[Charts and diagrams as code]
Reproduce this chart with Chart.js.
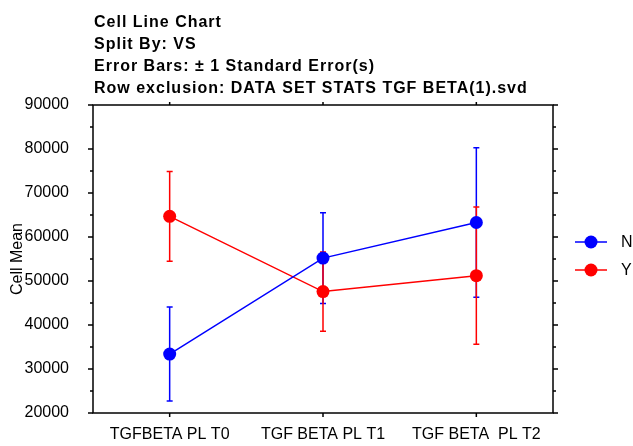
<!DOCTYPE html>
<html>
<head>
<meta charset="utf-8">
<script src="https://cdn.jsdelivr.net/npm/chart.js@4"></script>
<style>
html,body{margin:0;padding:0;background:#fff;}
#wrap{width:633px;height:446px;}
</style>
</head>
<body>
<div id="wrap"><canvas id="c" width="633" height="446"></canvas></div>
<script>
// data
const categories = ["TGFBETA PL T0", "TGF BETA PL T1", "TGF BETA  PL T2"];
const seriesNames = ["N", "Y"];
const seriesColors = ["#0000ff", "#ff0000"];
const nMean = [33400, 55200, 63300];
const nErr = [10700, 10300, 17000];
const yMean = [64700, 47600, 51200];
const yErr = [10200, 9000, 15600];
const yTicks = [20000, 30000, 40000, 50000, 60000, 70000, 80000, 90000];
const titleLines = [
  "Cell Line Chart",
  "Split By: VS",
  "Error Bars: \u00b1 1 Standard Error(s)",
  "Row exclusion: DATA SET STATS TGF BETA(1).svd"
];

const FONT = "'Liberation Sans', Arial, sans-serif";

// error bars (drawn under the lines/markers)
const errorBars = {
  id: "errorBars",
  beforeDatasetsDraw(chart){
    const {ctx, scales:{x, y}} = chart;
    ctx.save();
    chart.data.datasets.forEach(ds=>{
      ctx.strokeStyle = ds.borderColor;
      ctx.lineWidth = 1.5;
      ds.data.forEach((v, j)=>{
        const e = ds.errors[j];
        const px = x.getPixelForValue(j);
        const t = y.getPixelForValue(v + e);
        const b = y.getPixelForValue(v - e);
        ctx.beginPath();
        ctx.moveTo(px, t); ctx.lineTo(px, b);
        ctx.moveTo(px - 3, t); ctx.lineTo(px + 3, t);
        ctx.moveTo(px - 3, b); ctx.lineTo(px + 3, b);
        ctx.stroke();
      });
    });
    ctx.restore();
  }
};

// box frame with major/minor ticks
const frame = {
  id: "frame",
  afterDraw(chart){
    const {ctx, chartArea:{left, right, top, bottom}, scales:{x, y}} = chart;
    ctx.save();
    ctx.strokeStyle = "#000";
    ctx.lineWidth = 1.5;
    ctx.strokeRect(left, top, right - left, bottom - top);
    ctx.beginPath();
    yTicks.forEach((v, i)=>{
      const py = y.getPixelForValue(v);
      ctx.moveTo(left - 5, py); ctx.lineTo(left, py);
      ctx.moveTo(right, py); ctx.lineTo(right + 5, py);
      if (i < yTicks.length - 1){
        const pm = y.getPixelForValue((v + yTicks[i+1]) / 2);
        ctx.moveTo(left - 3, pm); ctx.lineTo(left, pm);
        ctx.moveTo(right, pm); ctx.lineTo(right + 3, pm);
      }
    });
    categories.forEach((c, i)=>{
      const px = x.getPixelForValue(i);
      ctx.moveTo(px, top - 3); ctx.lineTo(px, top);
      ctx.moveTo(px, bottom); ctx.lineTo(px, bottom + 4);
    });
    ctx.stroke();
    ctx.restore();
  }
};

// title block and legend
const labels = {
  id: "labels",
  afterDraw(chart){
    const {ctx, chartArea:{left, right, top, bottom}} = chart;
    ctx.save();
    ctx.fillStyle = "#000";
    ctx.font = "bold 16px " + FONT;
    ctx.textBaseline = "alphabetic";
    ctx.letterSpacing = "1px";
    titleLines.forEach((t, i)=> ctx.fillText(t, left + 1, 26.5 + i * 22.1));
    ctx.letterSpacing = "0px";

    const cy = (top + bottom) / 2 - 3;
    chart.data.datasets.forEach((ds, i)=>{
      const ly = cy - 14 + i * 28;
      ctx.strokeStyle = ds.borderColor;
      ctx.lineWidth = 1.5;
      ctx.beginPath(); ctx.moveTo(right + 22, ly); ctx.lineTo(right + 54, ly); ctx.stroke();
      ctx.fillStyle = ds.borderColor;
      ctx.beginPath(); ctx.arc(right + 38, ly, 6.5, 0, Math.PI * 2); ctx.fill();
      ctx.fillStyle = "#000";
      ctx.font = "16px " + FONT;
      ctx.textBaseline = "middle";
      ctx.fillText(ds.label, right + 68, ly + 1);
    });
    ctx.restore();
  }
};

const means = [nMean, yMean];
const errs = [nErr, yErr];

new Chart(document.getElementById("c"), {
  type: "line",
  data: {
    labels: categories,
    datasets: seriesNames.map((name, i)=>({
      label: name,
      data: means[i],
      errors: errs[i],
      borderColor: seriesColors[i],
      backgroundColor: seriesColors[i],
      pointBackgroundColor: seriesColors[i],
      borderWidth: 1.5,
      pointRadius: 6.5,
      pointBorderWidth: 0,
      tension: 0
    }))
  },
  options: {
    responsive: false,
    animation: false,
    layout: { padding: { top: 105, right: 80, left: 0, bottom: 0 } },
    plugins: { legend: { display: false }, title: { display: false }, tooltip: { enabled: false } },
    scales: {
      x: {
        type: "category",
        offset: true,
        grid: { display: false },
        border: { display: false },
        ticks: { color: "#000", font: { family: FONT, size: 16 }, padding: 4, maxRotation: 0, autoSkip: false },
        afterFit(s){ s.height = 33; }
      },
      y: {
        min: 20000,
        max: 90000,
        grid: { display: false },
        border: { display: false },
        afterBuildTicks(s){ s.ticks = yTicks.map(v=>({ value: v })); },
        ticks: { color: "#000", font: { family: FONT, size: 16 }, padding: 16, callback: v => String(v) },
        title: { display: true, text: "Cell Mean", color: "#000", font: { family: FONT, size: 16 }, padding: { top: 8 } },
        afterFit(s){ s.width = 93; }
      }
    }
  },
  plugins: [errorBars, frame, labels]
});
</script>
</body>
</html>
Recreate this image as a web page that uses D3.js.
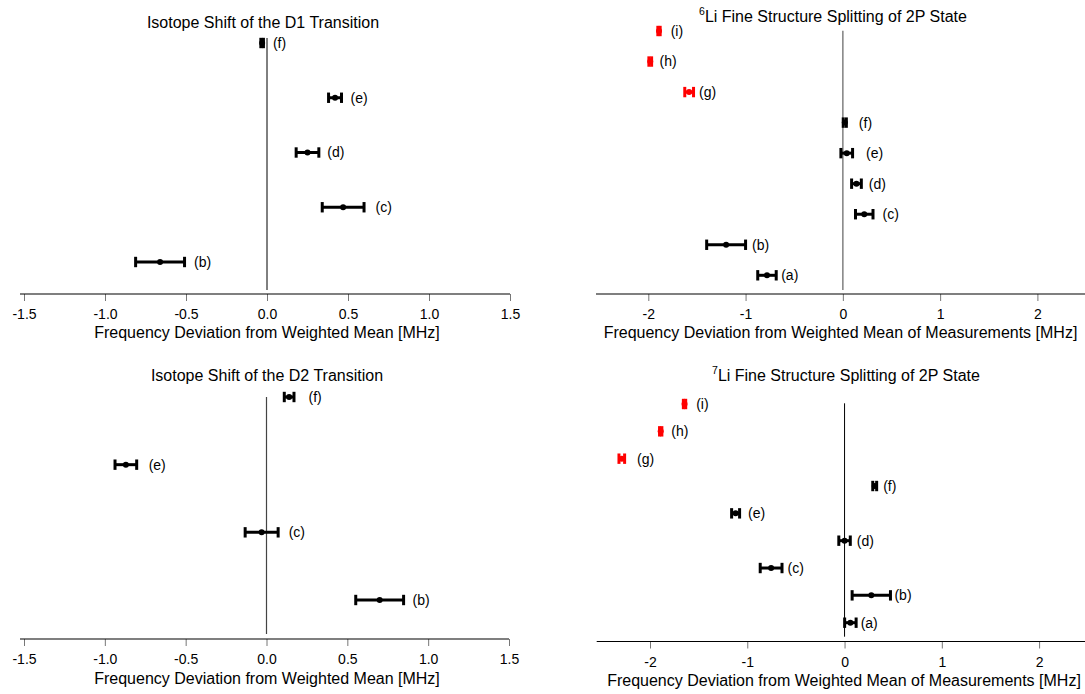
<!DOCTYPE html>
<html><head><meta charset="utf-8">
<script src="https://cdn.jsdelivr.net/npm/d3@7"></script>
<style>body{margin:0;background:#fff} text{font-family:"Liberation Sans",Arial,sans-serif}</style>
</head><body><svg id="c" width="1085" height="694"></svg>
<script>
// ---------------- data ----------------
const d1Labels = ["(b)","(c)","(d)","(e)","(f)"];
const d1Values = [-0.66, 0.47, 0.25, 0.42, -0.03];
const d1Errors = [0.151, 0.129, 0.07, 0.04, 0.008];
const d1Group  = ["in","in","in","in","in"];

const d2Labels = ["(b)","(c)","(e)","(f)"];
const d2Values = [0.70, -0.03, -0.87, 0.14];
const d2Errors = [0.148, 0.102, 0.067, 0.03];
const d2Group  = ["in","in","in","in"];

const li6Labels = ["(a)","(b)","(c)","(d)","(e)","(f)","(g)","(h)","(i)"];
const li6Values = [-0.78, -1.20, 0.22, 0.14, 0.04, 0.02, -1.58, -1.98, -1.89];
const li6Errors = [0.095, 0.20, 0.09, 0.05, 0.06, 0.016, 0.045, 0.014, 0.012];
const li6Group  = ["in","in","in","in","in","in","out","out","out"];

const li7Labels = ["(a)","(b)","(c)","(d)","(e)","(f)","(g)","(h)","(i)"];
const li7Values = [0.06, 0.275, -0.755, 0.0, -1.12, 0.31, -2.29, -1.89, -1.645];
const li7Errors = [0.059, 0.197, 0.112, 0.059, 0.041, 0.02, 0.029, 0.012, 0.012];
const li7Group  = ["in","in","in","in","in","in","out","out","out"];

const isoTicks = [-1.5, -1.0, -0.5, 0.0, 0.5, 1.0, 1.5];
const liTicks  = [-2, -1, 0, 1, 2];

const titles = {
  d1: "Isotope Shift of the D1 Transition",
  d2: "Isotope Shift of the D2 Transition",
  li6: ["6", "Li Fine Structure Splitting of 2P State"],
  li7: ["7", "Li Fine Structure Splitting of 2P State"]
};
const isoXTitle = "Frequency Deviation from Weighted Mean [MHz]";
const liXTitle  = "Frequency Deviation from Weighted Mean of Measurements [MHz]";

// ---------------- layout ----------------
const color = d3.scaleOrdinal().domain(["in","out"]).range(["#000000","#ff0000"]);
const svg = d3.select("#c");

const panels = [
  {labels:d1Labels, values:d1Values, errors:d1Errors, group:d1Group, ticks:isoTicks, fmt:d=>d.toFixed(1),
   title:titles.d1, xTitle:isoXTitle,
   xDom:[-1.5,1.5], xRange:[24,510], axisX:[20,510], axisY:294,
   yRange:[262,43], line:[290,38], lineColor:"#000", lineW:1,
   titlePos:[263,28], xTitlePos:[267,338], gaps:[8,10,7,7.5,8]},
  {labels:d2Labels, values:d2Values, errors:d2Errors, group:d2Group, ticks:isoTicks, fmt:d=>d.toFixed(1),
   title:titles.d2, xTitle:isoXTitle,
   xDom:[-1.5,1.5], xRange:[24,509], axisX:[20,509], axisY:639,
   yRange:[600,397], line:[634,397], lineColor:"#444", lineW:1.2,
   titlePos:[267,381], xTitlePos:[267,684], gaps:[7.5,9,10.5,13]},
  {labels:li6Labels, values:li6Values, errors:li6Errors, group:li6Group, ticks:liTicks, fmt:d=>String(d),
   title:titles.li6, xTitle:liXTitle,
   xDom:[-2,2], xRange:[648.3,1037.4], axisX:[596,1085], axisY:294,
   yRange:[275.3,31], line:[290,30.7], lineColor:"#888", lineW:1.6,
   titlePos:[833,22], xTitlePos:[840.5,338], gaps:[3.5,5,8,6,12,11,4,6.5,9]},
  {labels:li7Labels, values:li7Values, errors:li7Errors, group:li7Group, ticks:liTicks, fmt:d=>String(d),
   title:titles.li7, xTitle:liXTitle,
   xDom:[-2,2], xRange:[650,1039.1], axisX:[596.7,1085], axisY:641.5,
   yRange:[622.7,404], line:[636.7,403.3], lineColor:"#000", lineW:1,
   titlePos:[846,381], xTitlePos:[844,686], gaps:[3,2.5,4,5,7,5,11,8,9]}
];

panels.forEach(p => {
  const n = p.labels.length;
  const x = d3.scaleLinear().domain(p.xDom).range(p.xRange);
  const y = d3.scalePoint().domain(p.labels).range(p.yRange);
  const g = svg.append("g");

  // title
  const t = g.append("text").attr("x", p.titlePos[0]).attr("y", p.titlePos[1])
    .attr("text-anchor","middle").attr("font-size", 16).attr("fill","#000");
  if (Array.isArray(p.title)) {
    t.append("tspan").attr("font-size", 10.5).attr("dy", -7).text(p.title[0]);
    t.append("tspan").attr("dy", 7).text(p.title[1]);
  } else t.text(p.title);

  // axis
  const ax = g.append("g").attr("transform", `translate(0,${p.axisY})`)
    .call(d3.axisBottom(x).tickValues(p.ticks).tickFormat(p.fmt).tickSize(7).tickPadding(8.5));
  ax.select(".domain").remove();
  ax.selectAll(".tick line").attr("stroke","#777");
  ax.selectAll(".tick text").attr("font-size",14).attr("fill","#000")
    .attr("font-family",'"Liberation Sans",Arial,sans-serif');
  g.append("line").attr("x1",p.axisX[0]).attr("x2",p.axisX[1])
    .attr("y1",p.axisY).attr("y2",p.axisY).attr("stroke","#000").attr("stroke-width",1.2);

  g.append("text").attr("x",p.xTitlePos[0]).attr("y",p.xTitlePos[1])
    .attr("text-anchor","middle").attr("font-size",16).attr("fill","#000").text(p.xTitle);

  // zero line
  g.append("line").attr("x1",x(0)).attr("x2",x(0)).attr("y1",p.line[0]).attr("y2",p.line[1])
    .attr("stroke",p.lineColor).attr("stroke-width",p.lineW);

  // error bars
  const rows = d3.range(n).map(i => ({lab:p.labels[i], v:p.values[i], e:p.errors[i], grp:p.group[i], gap:p.gaps[i]}));
  const m = g.selectAll("g.pt").data(rows).join("g").attr("class","pt");
  m.append("line").attr("x1",d=>x(d.v-d.e)).attr("x2",d=>x(d.v+d.e))
    .attr("y1",d=>y(d.lab)).attr("y2",d=>y(d.lab))
    .attr("stroke",d=>color(d.grp)).attr("stroke-width",3);
  [-1,1].forEach(s => {
    m.append("line").attr("x1",d=>x(d.v+s*d.e)).attr("x2",d=>x(d.v+s*d.e))
      .attr("y1",d=>y(d.lab)-5.2).attr("y2",d=>y(d.lab)+5.2)
      .attr("stroke",d=>color(d.grp)).attr("stroke-width",3);
  });
  m.append("circle").attr("cx",d=>x(d.v)).attr("cy",d=>y(d.lab)).attr("r",3)
    .attr("fill",d=>color(d.grp));
  m.append("text").attr("x",d=>x(d.v+d.e)+1.5+d.gap).attr("y",d=>y(d.lab))
    .attr("dy","0.35em").attr("font-size",14).attr("fill","#000").text(d=>d.lab);
});
</script></body></html>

> **Task objective**:
In the listing, find all lines with the string "this" and copy them.

> **Answer**:
Reproduce this chart with Chart.js.
Recreate this image as a web page that uses D3.js.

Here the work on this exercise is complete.